• Challenge: Take the material below and write it all out again exactly.

• Collected data:
__________________________________________________

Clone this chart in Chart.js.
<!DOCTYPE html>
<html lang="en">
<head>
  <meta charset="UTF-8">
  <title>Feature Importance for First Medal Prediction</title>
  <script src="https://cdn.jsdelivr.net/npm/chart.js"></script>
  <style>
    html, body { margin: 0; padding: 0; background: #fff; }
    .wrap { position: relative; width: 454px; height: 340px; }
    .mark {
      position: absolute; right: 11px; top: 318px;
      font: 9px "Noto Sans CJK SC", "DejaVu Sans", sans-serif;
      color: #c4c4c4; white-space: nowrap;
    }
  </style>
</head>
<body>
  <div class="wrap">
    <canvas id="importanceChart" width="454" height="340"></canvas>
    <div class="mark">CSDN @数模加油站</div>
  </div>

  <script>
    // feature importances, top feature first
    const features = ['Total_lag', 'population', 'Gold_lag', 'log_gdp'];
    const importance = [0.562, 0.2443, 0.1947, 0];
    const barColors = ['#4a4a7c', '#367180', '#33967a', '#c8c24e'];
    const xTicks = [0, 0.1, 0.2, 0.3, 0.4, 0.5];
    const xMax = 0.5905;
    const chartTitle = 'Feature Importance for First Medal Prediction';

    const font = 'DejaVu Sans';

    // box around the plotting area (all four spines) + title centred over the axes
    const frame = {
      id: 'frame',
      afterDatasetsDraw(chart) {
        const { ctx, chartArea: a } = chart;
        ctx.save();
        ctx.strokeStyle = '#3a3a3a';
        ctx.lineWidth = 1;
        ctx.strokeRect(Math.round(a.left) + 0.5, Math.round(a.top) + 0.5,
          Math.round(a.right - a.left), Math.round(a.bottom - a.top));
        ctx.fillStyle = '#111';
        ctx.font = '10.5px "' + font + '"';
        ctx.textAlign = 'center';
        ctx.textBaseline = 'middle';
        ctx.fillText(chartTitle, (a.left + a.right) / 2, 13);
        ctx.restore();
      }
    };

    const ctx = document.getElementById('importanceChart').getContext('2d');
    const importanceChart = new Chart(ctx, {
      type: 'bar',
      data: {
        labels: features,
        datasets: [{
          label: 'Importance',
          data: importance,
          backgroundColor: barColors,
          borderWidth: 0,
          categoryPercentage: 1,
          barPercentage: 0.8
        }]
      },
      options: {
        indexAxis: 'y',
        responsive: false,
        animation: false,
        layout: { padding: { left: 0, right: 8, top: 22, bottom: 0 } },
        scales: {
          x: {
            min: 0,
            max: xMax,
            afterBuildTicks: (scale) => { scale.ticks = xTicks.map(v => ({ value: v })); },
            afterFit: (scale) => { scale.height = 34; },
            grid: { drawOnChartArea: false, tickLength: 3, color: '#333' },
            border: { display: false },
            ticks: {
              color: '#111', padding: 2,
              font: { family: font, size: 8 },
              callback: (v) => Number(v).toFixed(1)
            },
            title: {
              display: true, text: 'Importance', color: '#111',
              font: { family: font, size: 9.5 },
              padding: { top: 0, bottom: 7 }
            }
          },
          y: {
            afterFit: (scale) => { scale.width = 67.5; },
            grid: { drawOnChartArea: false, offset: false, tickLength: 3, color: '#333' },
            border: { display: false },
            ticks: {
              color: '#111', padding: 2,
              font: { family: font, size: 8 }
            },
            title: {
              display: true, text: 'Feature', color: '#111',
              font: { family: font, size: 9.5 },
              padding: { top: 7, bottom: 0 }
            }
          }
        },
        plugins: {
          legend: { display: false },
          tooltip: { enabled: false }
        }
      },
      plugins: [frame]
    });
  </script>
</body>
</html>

__________________________________________________

• Result:
Clone this chart in Chart.js.
<!DOCTYPE html>
<html lang="en">
<head>
  <meta charset="UTF-8">
  <title>Feature Importance for First Medal Prediction</title>
  <script src="https://cdn.jsdelivr.net/npm/chart.js"></script>
  <style>
    html, body { margin: 0; padding: 0; background: #fff; }
    .wrap { position: relative; width: 454px; height: 340px; }
    .mark {
      position: absolute; right: 11px; top: 318px;
      font: 9px "Noto Sans CJK SC", "DejaVu Sans", sans-serif;
      color: #c4c4c4; white-space: nowrap;
    }
  </style>
</head>
<body>
  <div class="wrap">
    <canvas id="importanceChart" width="454" height="340"></canvas>
    <div class="mark">CSDN @数模加油站</div>
  </div>

  <script>
    // feature importances, top feature first
    const features = ['Total_lag', 'population', 'Gold_lag', 'log_gdp'];
    const importance = [0.562, 0.2443, 0.1947, 0];
    const barColors = ['#4a4a7c', '#367180', '#33967a', '#c8c24e'];
    const xTicks = [0, 0.1, 0.2, 0.3, 0.4, 0.5];
    const xMax = 0.5905;
    const chartTitle = 'Feature Importance for First Medal Prediction';

    const font = 'DejaVu Sans';

    // box around the plotting area (all four spines) + title centred over the axes
    const frame = {
      id: 'frame',
      afterDatasetsDraw(chart) {
        const { ctx, chartArea: a } = chart;
        ctx.save();
        ctx.strokeStyle = '#3a3a3a';
        ctx.lineWidth = 1;
        ctx.strokeRect(Math.round(a.left) + 0.5, Math.round(a.top) + 0.5,
          Math.round(a.right - a.left), Math.round(a.bottom - a.top));
        ctx.fillStyle = '#111';
        ctx.font = '10.5px "' + font + '"';
        ctx.textAlign = 'center';
        ctx.textBaseline = 'middle';
        ctx.fillText(chartTitle, (a.left + a.right) / 2, 13);
        ctx.restore();
      }
    };

    const ctx = document.getElementById('importanceChart').getContext('2d');
    const importanceChart = new Chart(ctx, {
      type: 'bar',
      data: {
        labels: features,
        datasets: [{
          label: 'Importance',
          data: importance,
          backgroundColor: barColors,
          borderWidth: 0,
          categoryPercentage: 1,
          barPercentage: 0.8
        }]
      },
      options: {
        indexAxis: 'y',
        responsive: false,
        animation: false,
        layout: { padding: { left: 0, right: 8, top: 22, bottom: 0 } },
        scales: {
          x: {
            min: 0,
            max: xMax,
            afterBuildTicks: (scale) => { scale.ticks = xTicks.map(v => ({ value: v })); },
            afterFit: (scale) => { scale.height = 34; },
            grid: { drawOnChartArea: false, tickLength: 3, color: '#333' },
            border: { display: false },
            ticks: {
              color: '#111', padding: 2,
              font: { family: font, size: 8 },
              callback: (v) => Number(v).toFixed(1)
            },
            title: {
              display: true, text: 'Importance', color: '#111',
              font: { family: font, size: 9.5 },
              padding: { top: 0, bottom: 7 }
            }
          },
          y: {
            afterFit: (scale) => { scale.width = 67.5; },
            grid: { drawOnChartArea: false, offset: false, tickLength: 3, color: '#333' },
            border: { display: false },
            ticks: {
              color: '#111', padding: 2,
              font: { family: font, size: 8 }
            },
            title: {
              display: true, text: 'Feature', color: '#111',
              font: { family: font, size: 9.5 },
              padding: { top: 7, bottom: 0 }
            }
          }
        },
        plugins: {
          legend: { display: false },
          tooltip: { enabled: false }
        }
      },
      plugins: [frame]
    });
  </script>
</body>
</html>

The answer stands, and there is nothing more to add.